How an evidence-led approach works

The development sector has not always ensured that interventions are evidence-led, especially in a constrained funding environment. Non-governmental organizations (NGOs) must take more responsibility for demonstrating the impact of the funding they receive.

The traditional model for supporting refugees in camps is a good example of an outdated approach. People need food and basic provisions when they arrive in a settlement, but as a long-term approach, it encourages dependency rather than supporting refugees to become self-reliant.

Working together in refugee settlements in Uganda and Ethiopia to help refugees set up small businesses, Mercy Corps and Village Enterprise demonstrate that a new type of effective and impactful model is possible.

Rehema Yusuf operating her retail business in the Rhino Camp refugee settlement in Uganda.
Rehema Yusuf operating her retail business in the Rhino Camp refugee settlement in Uganda. Image: Jjumba Martin for Village Enterprise

We’re bringing two evidence-led approaches together, combining poverty graduation — a proven approach for overcoming extreme poverty — with the development of market ecosystems in local communities. By connecting refugee enterprises to local markets, we expect their businesses to have an even greater chance of growth and success.

The programme is called DREAMS, and we’re testing this new approach with a high-quality, independent study measuring income and net wealth increases.

Innovation and self-reliance should be the thread that runs through interventions to support refugees, empowering people to rebuild their lives. We, therefore, must adapt our approaches to different situations and circumstances.

The DREAMS programme targets refugees and people living in extreme poverty, but it is not the only innovative initiative in this space. Talent Beyond Boundaries is working to change immigration systems so that skilled refugees can be treated in the same way as skilled migrants. Meanwhile, the Global Education Movement is supporting refugees in accessing higher education.
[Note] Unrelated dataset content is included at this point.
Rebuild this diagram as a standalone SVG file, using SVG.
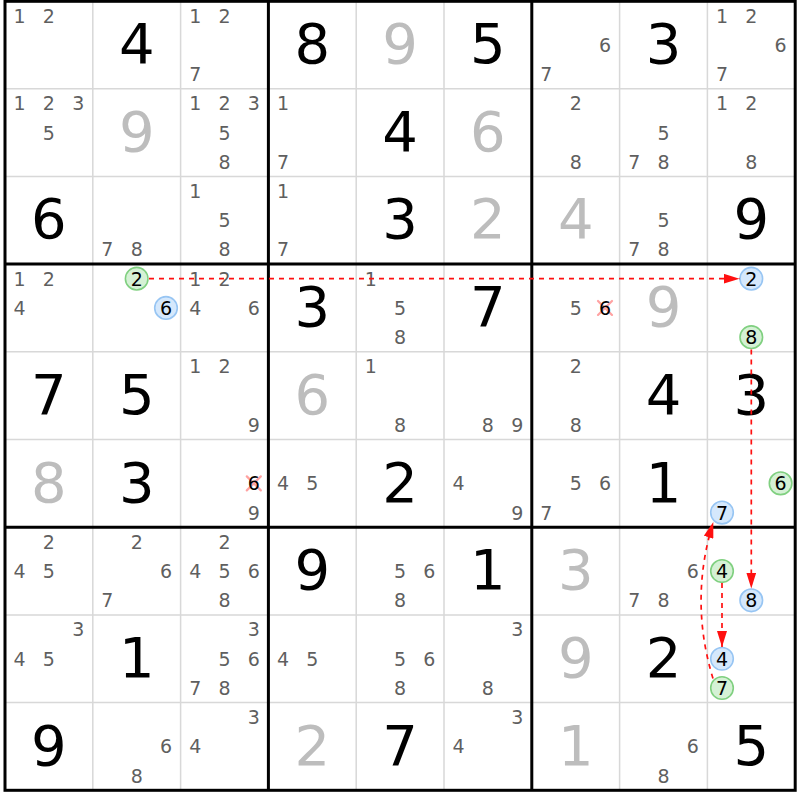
<svg xmlns="http://www.w3.org/2000/svg" width="800" height="800" viewBox="0 0 800 800">
<style>
text{font-family:"DejaVu Sans","Liberation Sans",sans-serif;text-anchor:middle}
.c{font-size:19px;fill:#5f5f5f}
.k{font-size:19px;fill:#000}
.g{font-size:56px;fill:#000}
.s{font-size:56px;fill:#bdbdbd}
.hg{fill:#d5f1d5;stroke:#80d080;stroke-width:1.6}
.hb{fill:#d5e8fc;stroke:#97c5f3;stroke-width:1.6}
.x{stroke:#ff8c8c;stroke-width:2.2;stroke-linecap:round;opacity:0.8}
.thin{stroke:#d8d8d8;stroke-width:1.5}
.thick{stroke:#000;stroke-width:3}
.ar{fill:none;stroke:#ff1010;stroke-width:1.7;stroke-dasharray:5 5}
</style>
<defs>
<marker id="ah" viewBox="0 0 16 10" refX="16" refY="5" markerWidth="16" markerHeight="10" markerUnits="userSpaceOnUse" orient="auto"><path d="M0,0L16,5L0,10z" fill="#ff1010"/></marker>
</defs>
<rect width="800" height="800" fill="#fff"/>
<g id="grid">
<path class="thin" d="M92.8,1V790.3M180.6,1V790.3M356.2,1V790.3M444,1V790.3M619.6,1V790.3M707.4,1V790.3M5,88.7H795.2M5,176.4H795.2M5,351.8H795.2M5,439.5H795.2M5,614.9H795.2M5,702.6H795.2"/>
<path class="thick" d="M268.4,1V790.3M531.8,1V790.3M5,264.1H795.2M5,527.2H795.2"/>
<rect class="thick" x="5" y="1.3" width="790.2" height="789" fill="none"/>
</g>
<g id="r1c1" transform="translate(5,1)"><text class="c" x="14.6" y="21.6">1</text><text class="c" x="43.9" y="21.6">2</text></g>
<g id="r1c2" transform="translate(92.8,1)"><text class="g" x="43.9" y="62">4</text></g>
<g id="r1c3" transform="translate(180.6,1)"><text class="c" x="14.6" y="21.6">1</text><text class="c" x="43.9" y="21.6">2</text><text class="c" x="14.6" y="80.1">7</text></g>
<g id="r1c4" transform="translate(268.4,1)"><text class="g" x="43.9" y="62">8</text></g>
<g id="r1c5" transform="translate(356.2,1)"><text class="s" x="43.9" y="62">9</text></g>
<g id="r1c6" transform="translate(444,1)"><text class="g" x="43.9" y="62">5</text></g>
<g id="r1c7" transform="translate(531.8,1)"><text class="c" x="73.2" y="50.85">6</text><text class="c" x="14.6" y="80.1">7</text></g>
<g id="r1c8" transform="translate(619.6,1)"><text class="g" x="43.9" y="62">3</text></g>
<g id="r1c9" transform="translate(707.4,1)"><text class="c" x="14.6" y="21.6">1</text><text class="c" x="43.9" y="21.6">2</text><text class="c" x="73.2" y="50.85">6</text><text class="c" x="14.6" y="80.1">7</text></g>

<g id="r2c1" transform="translate(5,88.7)"><text class="c" x="14.6" y="21.6">1</text><text class="c" x="43.9" y="21.6">2</text><text class="c" x="73.2" y="21.6">3</text><text class="c" x="43.9" y="50.85">5</text></g>
<g id="r2c2" transform="translate(92.8,88.7)"><text class="s" x="43.9" y="62">9</text></g>
<g id="r2c3" transform="translate(180.6,88.7)"><text class="c" x="14.6" y="21.6">1</text><text class="c" x="43.9" y="21.6">2</text><text class="c" x="73.2" y="21.6">3</text><text class="c" x="43.9" y="50.85">5</text><text class="c" x="43.9" y="80.1">8</text></g>
<g id="r2c4" transform="translate(268.4,88.7)"><text class="c" x="14.6" y="21.6">1</text><text class="c" x="14.6" y="80.1">7</text></g>
<g id="r2c5" transform="translate(356.2,88.7)"><text class="g" x="43.9" y="62">4</text></g>
<g id="r2c6" transform="translate(444,88.7)"><text class="s" x="43.9" y="62">6</text></g>
<g id="r2c7" transform="translate(531.8,88.7)"><text class="c" x="43.9" y="21.6">2</text><text class="c" x="43.9" y="80.1">8</text></g>
<g id="r2c8" transform="translate(619.6,88.7)"><text class="c" x="43.9" y="50.85">5</text><text class="c" x="14.6" y="80.1">7</text><text class="c" x="43.9" y="80.1">8</text></g>
<g id="r2c9" transform="translate(707.4,88.7)"><text class="c" x="14.6" y="21.6">1</text><text class="c" x="43.9" y="21.6">2</text><text class="c" x="43.9" y="80.1">8</text></g>

<g id="r3c1" transform="translate(5,176.4)"><text class="g" x="43.9" y="62">6</text></g>
<g id="r3c2" transform="translate(92.8,176.4)"><text class="c" x="14.6" y="80.1">7</text><text class="c" x="43.9" y="80.1">8</text></g>
<g id="r3c3" transform="translate(180.6,176.4)"><text class="c" x="14.6" y="21.6">1</text><text class="c" x="43.9" y="50.85">5</text><text class="c" x="43.9" y="80.1">8</text></g>
<g id="r3c4" transform="translate(268.4,176.4)"><text class="c" x="14.6" y="21.6">1</text><text class="c" x="14.6" y="80.1">7</text></g>
<g id="r3c5" transform="translate(356.2,176.4)"><text class="g" x="43.9" y="62">3</text></g>
<g id="r3c6" transform="translate(444,176.4)"><text class="s" x="43.9" y="62">2</text></g>
<g id="r3c7" transform="translate(531.8,176.4)"><text class="s" x="43.9" y="62">4</text></g>
<g id="r3c8" transform="translate(619.6,176.4)"><text class="c" x="43.9" y="50.85">5</text><text class="c" x="14.6" y="80.1">7</text><text class="c" x="43.9" y="80.1">8</text></g>
<g id="r3c9" transform="translate(707.4,176.4)"><text class="g" x="43.9" y="62">9</text></g>

<g id="r4c1" transform="translate(5,264.1)"><text class="c" x="14.6" y="21.6">1</text><text class="c" x="43.9" y="21.6">2</text><text class="c" x="14.6" y="50.85">4</text></g>
<g id="r4c2" transform="translate(92.8,264.1)"><circle class="hg" cx="43.9" cy="14.6" r="11.3"/><text class="k" x="43.9" y="21.6">2</text><circle class="hb" cx="73.2" cy="43.85" r="11.3"/><text class="k" x="73.2" y="50.85">6</text></g>
<g id="r4c3" transform="translate(180.6,264.1)"><text class="c" x="14.6" y="21.6">1</text><text class="c" x="43.9" y="21.6">2</text><text class="c" x="14.6" y="50.85">4</text><text class="c" x="73.2" y="50.85">6</text></g>
<g id="r4c4" transform="translate(268.4,264.1)"><text class="g" x="43.9" y="62">3</text></g>
<g id="r4c5" transform="translate(356.2,264.1)"><text class="c" x="14.6" y="21.6">1</text><text class="c" x="43.9" y="50.85">5</text><text class="c" x="43.9" y="80.1">8</text></g>
<g id="r4c6" transform="translate(444,264.1)"><text class="g" x="43.9" y="62">7</text></g>
<g id="r4c7" transform="translate(531.8,264.1)"><text class="c" x="43.9" y="50.85">5</text><path class="x" d="M66.2,36.85L80.2,50.85M80.2,36.85L66.2,50.85"/><text class="k" x="73.2" y="50.85">6</text></g>
<g id="r4c8" transform="translate(619.6,264.1)"><text class="s" x="43.9" y="62">9</text></g>
<g id="r4c9" transform="translate(707.4,264.1)"><circle class="hb" cx="43.9" cy="14.6" r="11.3"/><text class="k" x="43.9" y="21.6">2</text><circle class="hg" cx="43.9" cy="73.1" r="11.3"/><text class="k" x="43.9" y="80.1">8</text></g>

<g id="r5c1" transform="translate(5,351.8)"><text class="g" x="43.9" y="62">7</text></g>
<g id="r5c2" transform="translate(92.8,351.8)"><text class="g" x="43.9" y="62">5</text></g>
<g id="r5c3" transform="translate(180.6,351.8)"><text class="c" x="14.6" y="21.6">1</text><text class="c" x="43.9" y="21.6">2</text><text class="c" x="73.2" y="80.1">9</text></g>
<g id="r5c4" transform="translate(268.4,351.8)"><text class="s" x="43.9" y="62">6</text></g>
<g id="r5c5" transform="translate(356.2,351.8)"><text class="c" x="14.6" y="21.6">1</text><text class="c" x="43.9" y="80.1">8</text></g>
<g id="r5c6" transform="translate(444,351.8)"><text class="c" x="43.9" y="80.1">8</text><text class="c" x="73.2" y="80.1">9</text></g>
<g id="r5c7" transform="translate(531.8,351.8)"><text class="c" x="43.9" y="21.6">2</text><text class="c" x="43.9" y="80.1">8</text></g>
<g id="r5c8" transform="translate(619.6,351.8)"><text class="g" x="43.9" y="62">4</text></g>
<g id="r5c9" transform="translate(707.4,351.8)"><text class="g" x="43.9" y="62">3</text></g>

<g id="r6c1" transform="translate(5,439.5)"><text class="s" x="43.9" y="62">8</text></g>
<g id="r6c2" transform="translate(92.8,439.5)"><text class="g" x="43.9" y="62">3</text></g>
<g id="r6c3" transform="translate(180.6,439.5)"><path class="x" d="M66.2,36.85L80.2,50.85M80.2,36.85L66.2,50.85"/><text class="k" x="73.2" y="50.85">6</text><text class="c" x="73.2" y="80.1">9</text></g>
<g id="r6c4" transform="translate(268.4,439.5)"><text class="c" x="14.6" y="50.85">4</text><text class="c" x="43.9" y="50.85">5</text></g>
<g id="r6c5" transform="translate(356.2,439.5)"><text class="g" x="43.9" y="62">2</text></g>
<g id="r6c6" transform="translate(444,439.5)"><text class="c" x="14.6" y="50.85">4</text><text class="c" x="73.2" y="80.1">9</text></g>
<g id="r6c7" transform="translate(531.8,439.5)"><text class="c" x="43.9" y="50.85">5</text><text class="c" x="73.2" y="50.85">6</text><text class="c" x="14.6" y="80.1">7</text></g>
<g id="r6c8" transform="translate(619.6,439.5)"><text class="g" x="43.9" y="62">1</text></g>
<g id="r6c9" transform="translate(707.4,439.5)"><circle class="hg" cx="73.2" cy="43.85" r="11.3"/><text class="k" x="73.2" y="50.85">6</text><circle class="hb" cx="14.6" cy="73.1" r="11.3"/><text class="k" x="14.6" y="80.1">7</text></g>

<g id="r7c1" transform="translate(5,527.2)"><text class="c" x="43.9" y="21.6">2</text><text class="c" x="14.6" y="50.85">4</text><text class="c" x="43.9" y="50.85">5</text></g>
<g id="r7c2" transform="translate(92.8,527.2)"><text class="c" x="43.9" y="21.6">2</text><text class="c" x="73.2" y="50.85">6</text><text class="c" x="14.6" y="80.1">7</text></g>
<g id="r7c3" transform="translate(180.6,527.2)"><text class="c" x="43.9" y="21.6">2</text><text class="c" x="14.6" y="50.85">4</text><text class="c" x="43.9" y="50.85">5</text><text class="c" x="73.2" y="50.85">6</text><text class="c" x="43.9" y="80.1">8</text></g>
<g id="r7c4" transform="translate(268.4,527.2)"><text class="g" x="43.9" y="62">9</text></g>
<g id="r7c5" transform="translate(356.2,527.2)"><text class="c" x="43.9" y="50.85">5</text><text class="c" x="73.2" y="50.85">6</text><text class="c" x="43.9" y="80.1">8</text></g>
<g id="r7c6" transform="translate(444,527.2)"><text class="g" x="43.9" y="62">1</text></g>
<g id="r7c7" transform="translate(531.8,527.2)"><text class="s" x="43.9" y="62">3</text></g>
<g id="r7c8" transform="translate(619.6,527.2)"><text class="c" x="73.2" y="50.85">6</text><text class="c" x="14.6" y="80.1">7</text><text class="c" x="43.9" y="80.1">8</text></g>
<g id="r7c9" transform="translate(707.4,527.2)"><circle class="hg" cx="14.6" cy="43.85" r="11.3"/><text class="k" x="14.6" y="50.85">4</text><circle class="hb" cx="43.9" cy="73.1" r="11.3"/><text class="k" x="43.9" y="80.1">8</text></g>

<g id="r8c1" transform="translate(5,614.9)"><text class="c" x="73.2" y="21.6">3</text><text class="c" x="14.6" y="50.85">4</text><text class="c" x="43.9" y="50.85">5</text></g>
<g id="r8c2" transform="translate(92.8,614.9)"><text class="g" x="43.9" y="62">1</text></g>
<g id="r8c3" transform="translate(180.6,614.9)"><text class="c" x="73.2" y="21.6">3</text><text class="c" x="43.9" y="50.85">5</text><text class="c" x="73.2" y="50.85">6</text><text class="c" x="14.6" y="80.1">7</text><text class="c" x="43.9" y="80.1">8</text></g>
<g id="r8c4" transform="translate(268.4,614.9)"><text class="c" x="14.6" y="50.85">4</text><text class="c" x="43.9" y="50.85">5</text></g>
<g id="r8c5" transform="translate(356.2,614.9)"><text class="c" x="43.9" y="50.85">5</text><text class="c" x="73.2" y="50.85">6</text><text class="c" x="43.9" y="80.1">8</text></g>
<g id="r8c6" transform="translate(444,614.9)"><text class="c" x="73.2" y="21.6">3</text><text class="c" x="43.9" y="80.1">8</text></g>
<g id="r8c7" transform="translate(531.8,614.9)"><text class="s" x="43.9" y="62">9</text></g>
<g id="r8c8" transform="translate(619.6,614.9)"><text class="g" x="43.9" y="62">2</text></g>
<g id="r8c9" transform="translate(707.4,614.9)"><circle class="hb" cx="14.6" cy="43.85" r="11.3"/><text class="k" x="14.6" y="50.85">4</text><circle class="hg" cx="14.6" cy="73.1" r="11.3"/><text class="k" x="14.6" y="80.1">7</text></g>

<g id="r9c1" transform="translate(5,702.6)"><text class="g" x="43.9" y="62">9</text></g>
<g id="r9c2" transform="translate(92.8,702.6)"><text class="c" x="73.2" y="50.85">6</text><text class="c" x="43.9" y="80.1">8</text></g>
<g id="r9c3" transform="translate(180.6,702.6)"><text class="c" x="73.2" y="21.6">3</text><text class="c" x="14.6" y="50.85">4</text></g>
<g id="r9c4" transform="translate(268.4,702.6)"><text class="s" x="43.9" y="62">2</text></g>
<g id="r9c5" transform="translate(356.2,702.6)"><text class="g" x="43.9" y="62">7</text></g>
<g id="r9c6" transform="translate(444,702.6)"><text class="c" x="73.2" y="21.6">3</text><text class="c" x="14.6" y="50.85">4</text></g>
<g id="r9c7" transform="translate(531.8,702.6)"><text class="s" x="43.9" y="62">1</text></g>
<g id="r9c8" transform="translate(619.6,702.6)"><text class="c" x="73.2" y="50.85">6</text><text class="c" x="43.9" y="80.1">8</text></g>
<g id="r9c9" transform="translate(707.4,702.6)"><text class="g" x="43.9" y="62">5</text></g>

<g id="connectors">
<path class="ar" marker-end="url(#ah)" d="M149,278.7H739.5"/>
<path class="ar" marker-end="url(#ah)" d="M751.3,349.5V588.5"/>
<path class="ar" marker-end="url(#ah)" d="M722,583V647"/>
<path class="ar" marker-end="url(#ah)" d="M713,678.5Q689,600 713.3,522"/>
</g>
</svg>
These approaches support refugees directly, but they also aim to boost economies and help refugee populations integrate into their new communities.

Urgent need for innovation

The number of refugees is growing every year, and there are no signs of this trend abating. The impact of climate change will displace many more people, the demands on aid budgets will grow and the calls on global governments to do more will get louder.

In our conversations with refugees in Uganda, it was clear they desperately wanted to support themselves and their families. Traditional aid alone isn’t solving the problem. We must take their lead and offer support in their journeys, providing the skills and tools to help set refugee families on a pathway to self-reliance.

As a sector, we must continually innovate, measure success, and adapt to the needs and aspirations of those we work with. We need to know if our interventions are working and be willing to change course if they aren't.

The refugee crisis is one of the biggest challenges facing our society. The answer isn't handouts, it's self-reliance and dignity.